• DATASET CONTENT
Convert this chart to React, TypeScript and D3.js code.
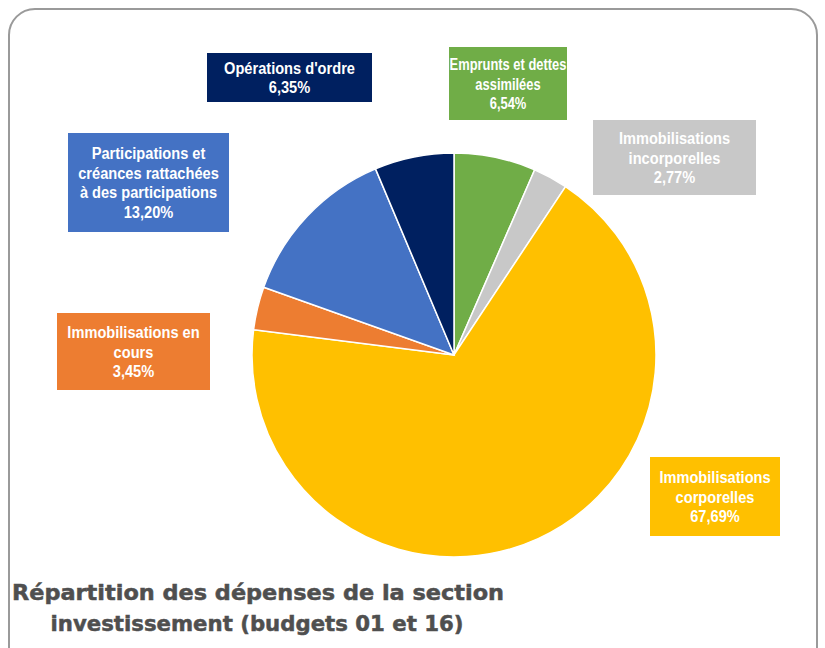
import React from "react";
import * as d3 from "d3";

const categories = [
  "Emprunts et dettes assimilées",
  "Immobilisations incorporelles",
  "Immobilisations corporelles",
  "Immobilisations en cours",
  "Participations et créances rattachées à des participations",
  "Opérations d'ordre",
];
const values = [6.54, 2.77, 67.69, 3.45, 13.2, 6.35];
const valueLabels = ["6,54%", "2,77%", "67,69%", "3,45%", "13,20%", "6,35%"];
const labelLines = [
  ["Emprunts et dettes", "assimilées"],
  ["Immobilisations", "incorporelles"],
  ["Immobilisations", "corporelles"],
  ["Immobilisations en", "cours"],
  ["Participations et", "créances rattachées", "à des participations"],
  ["Opérations d'ordre"],
];
const colors = ["#70AD47", "#C8C8C8", "#FFC000", "#ED7D31", "#4472C4", "#002060"];
const titleLines = ["Répartition des dépenses de la section", "investissement (budgets 01 et 16)"];

// label box layout [x, y, w, h] and horizontal condensing
const boxes = [
  [449, 47, 118, 73],
  [593, 120, 163, 75],
  [650, 457, 130, 79],
  [57, 313, 153, 77],
  [68, 133, 161, 99],
  [207, 53, 165, 49],
];
const condense = [0.76, 0.86, 0.86, 0.86, 0.86, 0.86];

export default function App() {
  const cx = 454, cy = 355, r = 202;
  const pie = d3.pie<number>().sort(null).value((d) => d)(values);
  const arc = d3.arc<d3.PieArcDatum<number>>().innerRadius(0).outerRadius(r);
  return (
    <svg width={825} height={648} style={{ position: "absolute", left: 0, top: 0, background: "#fff" }}>
      <rect x={9} y={9} width={808} height={680} rx={26} ry={26} fill="#fff" stroke="#9a9a9a" strokeWidth={2} />
      <g transform={`translate(${cx},${cy})`}>
        {pie.map((p, i) => (
          <path key={i} d={arc(p) || ""} fill={colors[i]} stroke="#fff" strokeWidth={1.5} />
        ))}
      </g>
      {boxes.map((b, i) => {
        const lines = [...labelLines[i], valueLabels[i]];
        const lh = 19.5;
        const y0 = b[1] + b[3] / 2 - ((lines.length - 1) * lh) / 2;
        return (
          <g key={i}>
            <rect x={b[0]} y={b[1]} width={b[2]} height={b[3]} fill={colors[i]} />
            <text
              transform={`translate(${b[0] + b[2] / 2},0) scale(${condense[i]},1)`}
              textAnchor="middle"
              fill="#fff"
              fontFamily="'Liberation Sans', Arial, sans-serif"
              fontWeight="bold"
              fontSize={17}
            >
              {lines.map((l, j) => (
                <tspan key={j} x={0} y={y0 + j * lh} dy="0.36em">
                  {l}
                </tspan>
              ))}
            </text>
          </g>
        );
      })}
      <text fontFamily="'DejaVu Sans', Verdana, sans-serif" fontWeight="bold" fontSize={21} fill="#4f4f4f" stroke="#4f4f4f" strokeWidth={0.5} textAnchor="middle">
        <tspan x={258} y={600} textLength={492} lengthAdjust="spacingAndGlyphs">{titleLines[0]}</tspan>
        <tspan x={257} y={631} textLength={413} lengthAdjust="spacingAndGlyphs">{titleLines[1]}</tspan>
      </text>
    </svg>
  );
}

• WHAT THE TASK ASKS
Print out the material word for word, omitting the pictures.

• RESULT BELOW
Convert this chart to React, TypeScript and D3.js code.
import React from "react";
import * as d3 from "d3";

const categories = [
  "Emprunts et dettes assimilées",
  "Immobilisations incorporelles",
  "Immobilisations corporelles",
  "Immobilisations en cours",
  "Participations et créances rattachées à des participations",
  "Opérations d'ordre",
];
const values = [6.54, 2.77, 67.69, 3.45, 13.2, 6.35];
const valueLabels = ["6,54%", "2,77%", "67,69%", "3,45%", "13,20%", "6,35%"];
const labelLines = [
  ["Emprunts et dettes", "assimilées"],
  ["Immobilisations", "incorporelles"],
  ["Immobilisations", "corporelles"],
  ["Immobilisations en", "cours"],
  ["Participations et", "créances rattachées", "à des participations"],
  ["Opérations d'ordre"],
];
const colors = ["#70AD47", "#C8C8C8", "#FFC000", "#ED7D31", "#4472C4", "#002060"];
const titleLines = ["Répartition des dépenses de la section", "investissement (budgets 01 et 16)"];

// label box layout [x, y, w, h] and horizontal condensing
const boxes = [
  [449, 47, 118, 73],
  [593, 120, 163, 75],
  [650, 457, 130, 79],
  [57, 313, 153, 77],
  [68, 133, 161, 99],
  [207, 53, 165, 49],
];
const condense = [0.76, 0.86, 0.86, 0.86, 0.86, 0.86];

export default function App() {
  const cx = 454, cy = 355, r = 202;
  const pie = d3.pie<number>().sort(null).value((d) => d)(values);
  const arc = d3.arc<d3.PieArcDatum<number>>().innerRadius(0).outerRadius(r);
  return (
    <svg width={825} height={648} style={{ position: "absolute", left: 0, top: 0, background: "#fff" }}>
      <rect x={9} y={9} width={808} height={680} rx={26} ry={26} fill="#fff" stroke="#9a9a9a" strokeWidth={2} />
      <g transform={`translate(${cx},${cy})`}>
        {pie.map((p, i) => (
          <path key={i} d={arc(p) || ""} fill={colors[i]} stroke="#fff" strokeWidth={1.5} />
        ))}
      </g>
      {boxes.map((b, i) => {
        const lines = [...labelLines[i], valueLabels[i]];
        const lh = 19.5;
        const y0 = b[1] + b[3] / 2 - ((lines.length - 1) * lh) / 2;
        return (
          <g key={i}>
            <rect x={b[0]} y={b[1]} width={b[2]} height={b[3]} fill={colors[i]} />
            <text
              transform={`translate(${b[0] + b[2] / 2},0) scale(${condense[i]},1)`}
              textAnchor="middle"
              fill="#fff"
              fontFamily="'Liberation Sans', Arial, sans-serif"
              fontWeight="bold"
              fontSize={17}
            >
              {lines.map((l, j) => (
                <tspan key={j} x={0} y={y0 + j * lh} dy="0.36em">
                  {l}
                </tspan>
              ))}
            </text>
          </g>
        );
      })}
      <text fontFamily="'DejaVu Sans', Verdana, sans-serif" fontWeight="bold" fontSize={21} fill="#4f4f4f" stroke="#4f4f4f" strokeWidth={0.5} textAnchor="middle">
        <tspan x={258} y={600} textLength={492} lengthAdjust="spacingAndGlyphs">{titleLines[0]}</tspan>
        <tspan x={257} y={631} textLength={413} lengthAdjust="spacingAndGlyphs">{titleLines[1]}</tspan>
      </text>
    </svg>
  );
}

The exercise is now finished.